Council gets default ruling set aside in £6m mesothelioma case despite "inexcusable" delay

The London Borough of Richmond has been allowed to defend a £6m mesothelioma claim, after the High Court set aside a default judgment made in 2021.

In PXC v AB College & Ors [2022] EWHC 3571 Dexter Dias KC, sitting as a Deputy High Court Judge made the decision despite the council acting with what was described as an “inexcusable” delay.

The judgment was handed down in May 2022 but published on Bailii this week.

Outlining the background to the case, Judge Dias said that the claimant, PXC, is a husband and father, suffering from mesothelioma.

PXC is suing the London Borough of Richmond for exposing him to asbestos fibres. In the 1980s, he worked at the weekends and in holidays at Richmond Ice Rink. 

The Deputy High Court Judge said the claimant’s case rests on two chief claims, namely that:

  1. the rink was owned, operated or controlled by the council when he worked there;
  2. he was exposed to asbestos at the rink.

The default judgement of Master Thornett on 9 July 2021 had been made after Richmond failed to acknowledge service of the claim and failed to initially enter a defence.

Outlining the stances of the parties, Dexter Dias KC said: “The applicant [Richmond] accepts that in this case the delay is ‘not ideal’, but the strength of evidence indicates that Richmond has a viable defence, certainly satisfying the Rule 13.3 set aside test.” 

He added that the council submits there is a “real prospect” of successfully defending the claim, as the allegedly culpable venue, Richmond Ice Rink, was “not owned by the local authority; it was not occupied by it; it had no management or control of it”. 

David Platt KC, on behalf of the council, submitted that the documents filed by the council “clearly indicate” that Richmond did not own, control or manage in any respect “this renowned facility”.

Patrick Kerr, on behalf of PXC, submitted otherwise. Judge Dias said: “He makes three essential points. First, that the applicant’s evidence does not disclose a real prospect of successfully defending this claim. Second, there has been an abject and inexcusable delay. Third, if the court finds that it does have a discretion, it should unhesitatingly exercise that in favour of PXC.”

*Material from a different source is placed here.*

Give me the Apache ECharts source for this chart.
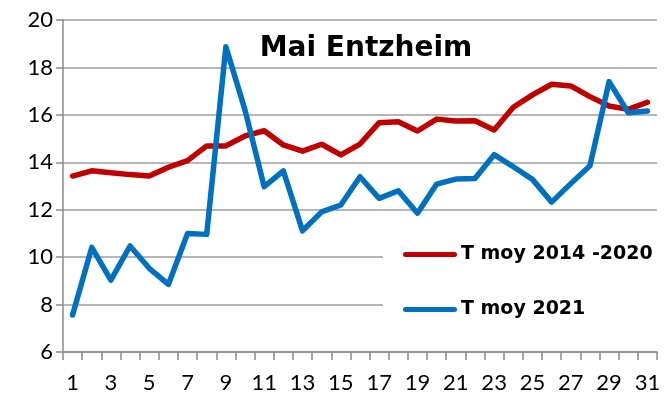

Turning to the issue of ‘promptness’, Judge Dias said there has been a “fundamental lack of promptness”, adding that he found it was “inexcusable”.

He set out the consequences of delay, noting that “It may be, and this is decidedly not exaggeration or hyperbole, that PXC will have died by the time that this matter comes to trial if judgment is set aside. I say that with great respect and profound regret.”

Considering the submissions from both parties, Dexter Dias KC said: “Here there has been a serious and inexcusable lack of promptness. Against that are very clear and consistent indications that the Third Defendant [Richmond] has a viable and realistic defence.

“It is often difficult to prove a negative - that Richmond did not own, control or operate the ice rink. But the evidence before me strongly suggests that other entities, corporate and private individuals, did.”

He added: “If so, put simply, Richmond is just the wrong defendant.”

The Deputy High Court Judge noted that although promptitude requires “mandatory and important consideration”, failure to act promptly is “not in itself necessarily depositive.” [sic]

He concluded that the London borough had satisfied the court that the judgment should be set aside and that “the factors in favour of that disposal clearly outweigh those on the other side”.

Dexter Dias KC added that it was not in the present application for the claimant to prove his case, however “projecting forward to a possible trial”,  he considered the lack of evidence pointing to Richmond’s ownership, occupation or control as “significant in assessing the local authority’s prospects of success”. 

The Deputy High Court judge said. “I do not take the setting aside of judgment lightly. I make plain that my decision does not extinguish the chance of recovery from the local authority. It merely grants the local authority the chance to defend the action, as Nugee J said, ‘in the usual way to decide claims’. Further, not to set aside would, to my mind, equate to ‘punishing’ the defendant for their procedural failures. That would be wrong in principle. However, the local authority does richly deserve rebuke in this case."

The judge said he would not decide Richmond’s application to adjourn the quantum trial as this was rendered redundant by his setting aside of Master Thornsett’s default judgment – “an adjournment is inescapable”.

He added: “May I end by saying this: if it is ever permissible for a judge in this court to say so, I reach the overall conclusion in this case with a heavy heart.”